A justificativa da IXIA para refutar a ideia de vínculo empregatício se baseava na ideia de que as pessoas tinham liberdade para escolher as grades de horários. Assim, não estariam efetivamente subordinadas à empresa.
Na ação, o procurador rebateu o argumento da plataforma. "A própria lei estabelece a subordinação jurídica no contrato de trabalho intermitente, a despeito da liberdade de decisão do trabalhador de aceitar ou não a oferta de trabalho. O que importa é a gestão e o controle no momento em que o trabalho é, de fato, prestado", sustenta o texto.
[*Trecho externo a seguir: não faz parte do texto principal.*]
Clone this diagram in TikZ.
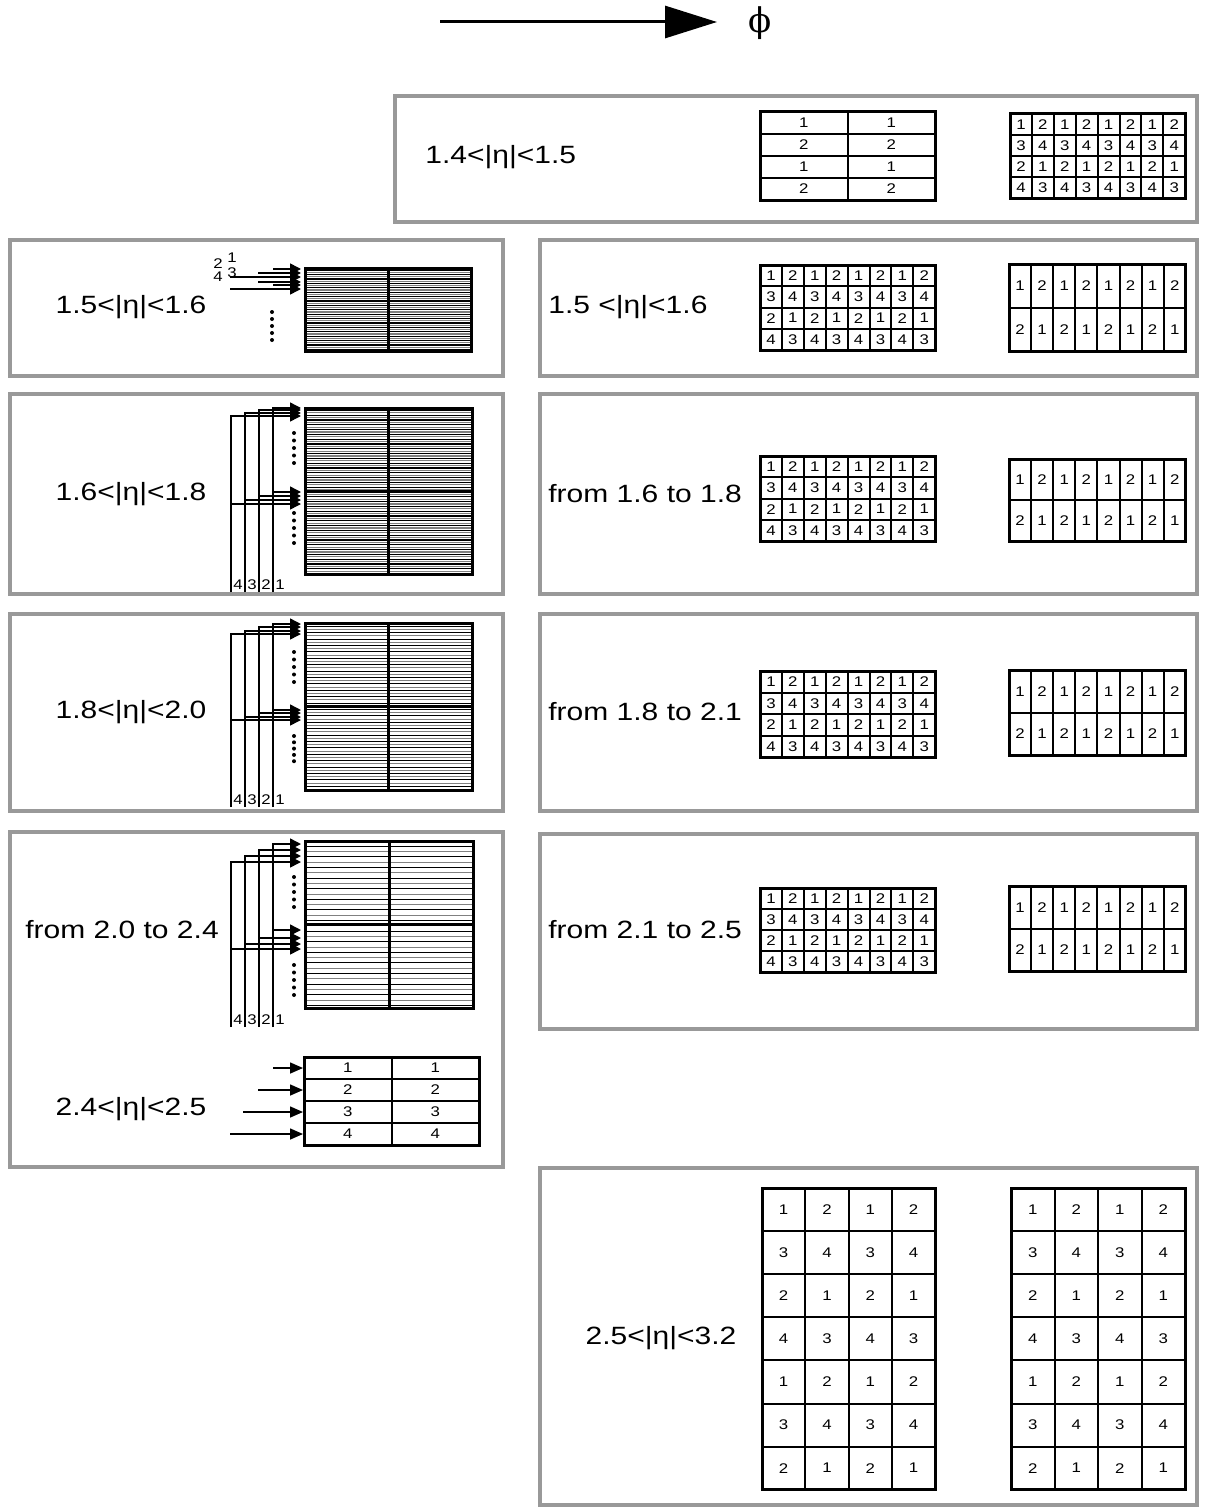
\documentclass[tikz,border=0pt]{standalone}
\usepackage{fontspec}
\setmainfont[FakeStretch=1.2]{Liberation Sans}
\newfontfamily\phifont{DejaVu Serif}
\usetikzlibrary{arrows.meta, positioning}

\definecolor{panelgray}{gray}{0.6}
\definecolor{hatchgray}{gray}{0.5}
\newcommand\rangefont{\fontsize{12.5}{15}\selectfont}
\newcommand\cellfont{\fontsize{7}{8}\selectfont}

% cell contents, one braced list per row
\newcommand\rowsdouble{{1,1},{2,2},{1,1},{2,2}}
\newcommand\rowsfour{{1,1},{2,2},{3,3},{4,4}}
\newcommand\rowsquad{{1,2,1,2,1,2,1,2},{3,4,3,4,3,4,3,4},{2,1,2,1,2,1,2,1},{4,3,4,3,4,3,4,3}}
\newcommand\rowspair{{1,2,1,2,1,2,1,2},{2,1,2,1,2,1,2,1}}
\newcommand\rowstall{{1,2,1,2},{3,4,3,4},{2,1,2,1},{4,3,4,3},{1,2,1,2},{3,4,3,4},{2,1,2,1}}

% name, left, top, cell w, cell h, cols, rows, entries
\newcommand\celltable[8]{%
  \foreach \row [count=\r] in #8 {
    \foreach \v [count=\c] in \row {
      \node[cell, minimum width={#4*0.5pt}, minimum height={#5*0.5pt}]
        (#1-\r-\c) at ({#2+(\c-0.5)*#4},{#3+(\r-0.5)*#5}) {\v};
    }
  }
  \draw[tableframe] (#2,#3) rectangle ({#2+#6*#4},{#3+#7*#5});
}

% name, left, top, width, height, line spacing, number of row blocks, line width
\newcommand\hatchblock[8]{%
  \pgfmathtruncatemacro\nh{#5/#6}
  \foreach \k in {1,...,\nh} {
    \pgfmathsetmacro\yy{#3+\k*#6}
    \ifodd\k\relax \def\hc{black}\else \def\hc{hatchgray}\fi
    \draw[draw=\hc, line width=#8] (#2,\yy) -- ({#2+#4},\yy);
  }
  \coordinate (#1-nw) at (#2,#3);
  \coordinate (#1-se) at ({#2+#4},{#3+#5});
  \draw[blockframe] (#1-nw) rectangle (#1-se);
  \draw[blockframe] ({#2+#4/2},#3) -- ({#2+#4/2},{#3+#5});
  \ifnum#7=2 \draw[blockframe] (#2,{#3+#5/2}) -- ({#2+#4},{#3+#5/2}); \fi
}

% panel, bottom y, list x/upper y/lower y
\newcommand\busfeed[3]{%
  \foreach \bx/\ta/\tb [count=\i] in {#3} {
    \coordinate (#1-bot-\i) at (\bx,#2);
    \coordinate (#1-hi-\i) at (301,\ta);
    \coordinate (#1-lo-\i) at (301,\tb);
    \draw[feed] (#1-bot-\i) |- (#1-hi-\i);
    \draw[feed] (#1-bot-\i |- #1-lo-\i) -- (#1-lo-\i);
    \node[buslabel] (#1-lab-\i) at (#1-bot-\i) {\i};
  }
}

% x, first y, step
\newcommand\dotcol[3]{%
  \foreach \k in {0,...,4} \fill ({#1},{#2+\k*#3}) circle (1pt);
}

\begin{document}
\begin{tikzpicture}[x=0.5pt, y=-0.5pt]
      \tikzstyle{every node}+=[inner sep=0pt]
      \tikzstyle{panel}=[draw=panelgray, line width=2pt]
      \tikzstyle{cell}=[draw, line width=1pt, font=\cellfont]
      \tikzstyle{tableframe}=[line width=1.5pt]
      \tikzstyle{blockframe}=[line width=1.5pt]
      \tikzstyle{feed}=[line width=0.75pt, -{Triangle[length=5.5pt,width=5.5pt]}]
      \tikzstyle{etalabel}=[font=\rangefont]
      \tikzstyle{buslabel}=[font=\cellfont, anchor=south west, inner sep=1pt]
      \useasboundingbox (0,0) rectangle (1209,1509);

      % phi direction
      \coordinate (phistart) at (440,22);
      \coordinate (phitip) at (717,22);
      \node[font=\phifont\fontsize{17}{19}\selectfont] (phi) at (760,23) {ϕ};
      \draw[line width=1.5pt, -{Triangle[length=26pt,width=16pt]}] (phistart) -- (phitip);

      % panels
      \draw[panel] (395,96) rectangle (1197,222);
      \draw[panel] (10,240) rectangle (503,376);
      \draw[panel] (10,394) rectangle (503,594);
      \draw[panel] (10,614) rectangle (503,811);
      \draw[panel] (10,832) rectangle (503,1167);
      \draw[panel] (540,240) rectangle (1197,376);
      \draw[panel] (540,394) rectangle (1197,594);
      \draw[panel] (540,614) rectangle (1197,811);
      \draw[panel] (540,834) rectangle (1197,1029);
      \draw[panel] (540,1168) rectangle (1197,1505);

      % eta ranges
      \node[etalabel, anchor=west] (eta14) at (425,157) {1.4<|η|<1.5};
      \node[etalabel] (eta15) at (131,307) {1.5<|η|<1.6};
      \node[etalabel] (eta16) at (131,494) {1.6<|η|<1.8};
      \node[etalabel] (eta18) at (131,712) {1.8<|η|<2.0};
      \node[etalabel] (eta20) at (122,930) {from 2.0 to 2.4};
      \node[etalabel] (eta24) at (131,1109) {2.4<|η|<2.5};
      \node[etalabel, anchor=west] (eta15r) at (548,307) {1.5 <|η|<1.6};
      \node[etalabel, anchor=west] (eta16r) at (548,494) {from 1.6 to 1.8};
      \node[etalabel, anchor=west] (eta18r) at (548,712) {from 1.8 to 2.1};
      \node[etalabel, anchor=west] (eta21r) at (548,930) {from 2.1 to 2.5};
      \node[etalabel] (eta25) at (661,1338) {2.5<|η|<3.2};

      % cell tables
      \celltable{tA}{760}{112}{87.5}{22}{2}{4}{\rowsdouble}
      \celltable{tB}{1010}{114}{21.9}{21}{8}{4}{\rowsquad}
      \celltable{tC}{760}{265}{21.9}{21.25}{8}{4}{\rowsquad}
      \celltable{tD}{1009}{264}{22.1}{43.5}{8}{2}{\rowspair}
      \celltable{tE}{760}{456}{21.9}{21.25}{8}{4}{\rowsquad}
      \celltable{tF}{1009}{459}{22.1}{41}{8}{2}{\rowspair}
      \celltable{tG}{760}{671}{21.9}{21.5}{8}{4}{\rowsquad}
      \celltable{tH}{1009}{670}{22.1}{42.5}{8}{2}{\rowspair}
      \celltable{tI}{760}{888}{21.9}{21}{8}{4}{\rowsquad}
      \celltable{tJ}{1009}{886}{22.1}{42.5}{8}{2}{\rowspair}
      \celltable{tK}{762}{1188}{43.3}{43.1}{4}{7}{\rowstall}
      \celltable{tL}{1011}{1188}{43.5}{43.1}{4}{7}{\rowstall}
      \celltable{tM}{304}{1057}{87.5}{22}{2}{4}{\rowsfour}

      % strip blocks
      \hatchblock{blkA}{305}{268}{166}{83}{2.2}{1}{0.6pt}
      \hatchblock{blkB}{305}{408}{167}{166}{2.4}{2}{0.6pt}
      \hatchblock{blkC}{305}{623}{167}{167}{3.2}{2}{0.5pt}
      \hatchblock{blkD}{305}{841}{168}{167}{5.3}{2}{0.5pt}

      % readout lines
      \node[font=\cellfont] (fA-1) at (232,258) {1};
      \node[font=\cellfont] (fA-2) at (218,264) {2};
      \node[font=\cellfont] (fA-3) at (232,273) {3};
      \node[font=\cellfont] (fA-4) at (218,277) {4};
      \foreach \sx/\ty [count=\i] in {273/269, 258/273, 230/277, 258/282, 273/285, 230/289} {
        \coordinate (fA-s\i) at (\sx,\ty);
        \coordinate (fA-t\i) at (301,\ty);
        \draw[feed] (fA-s\i) -- (fA-t\i);
      }
      \busfeed{pB}{592}{273/408/492, 259/410/496, 245/413/500, 231/416/504}
      \busfeed{pC}{807}{273/624/710, 259/627/713, 245/631/717, 231/634/720}
      \busfeed{pD}{1027}{273/844/930, 259/850/938, 245/856/944, 231/862/949}
      \foreach \sx [count=\i] in {273,258,243,230} {
        \coordinate (rowfeed-\i) at (\sx,{1046+\i*22});
        \draw[feed, -{Triangle[length=6.5pt,width=5.5pt]}] (rowfeed-\i) -- (tM-\i-1.west);
      }

      % dots
      \dotcol{272}{312}{7}
      \dotcol{294}{433}{7.5}
      \dotcol{294}{513}{7.5}
      \dotcol{294}{652}{7.5}
      \dotcol{294}{736}{6.3}
      \dotcol{294}{877}{7.5}
      \dotcol{294}{965}{7.5}
\end{tikzpicture}
\end{document}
Em sua decisão, o TRT também não acatou os argumentos da IXIA. "A inexistência de horários pré-definidos de trabalho e a possibilidade de escolha do trabalhador em relação ao momento em que deseja trabalhar não eliminam a subordinação jurídica", diz o acórdão.
Exemplos internacionais
Assim como acontece com aplicativos de transporte de passageiros e de entrega de comida e de produtos, há um crescente debate sobre a regulamentação do trabalho em plataformas de crowdwork em todo o mundo.
Na Alemanha, por exemplo, uma decisão pioneira do Tribunal Federal do Trabalho, de dezembro de 2020, abriu espaço para o reconhecimento de direitos trabalhistas de pessoas cadastradas em plataformas de microtarefas.
Analisando o caso específico de um homem que tinha por incumbência responder perguntas simples sobre anúncios publicitários de mercadorias, a corte entendeu que "de maneira típica dos empregados, o demandante executava trabalho sujeito a instruções e era dependente da plataforma".
No Brasil, a decisão sobre o caso IXIA pode criar os precedentes para a análise de casos semelhantes no futuro.
O que dizem as empresas
A reportagem não conseguiu fazer contato com representantes da IXIA.
A assessoria da Sky também não respondeu ao pedido de esclarecimento.
Em nota, a seguradora Liberty informou que o contrato com a fornecedora foi encerrado no ano passado.
"A companhia não tinha conhecimento de qualquer prática irregular da IXIA acerca do descumprimento da legislação e reforça que não admite a precarização de direitos trabalhistas, pois sempre cumpriu com suas obrigações legais", afirma a seguradora.
A matéria será atualizada caso os posicionamentos sejam enviados.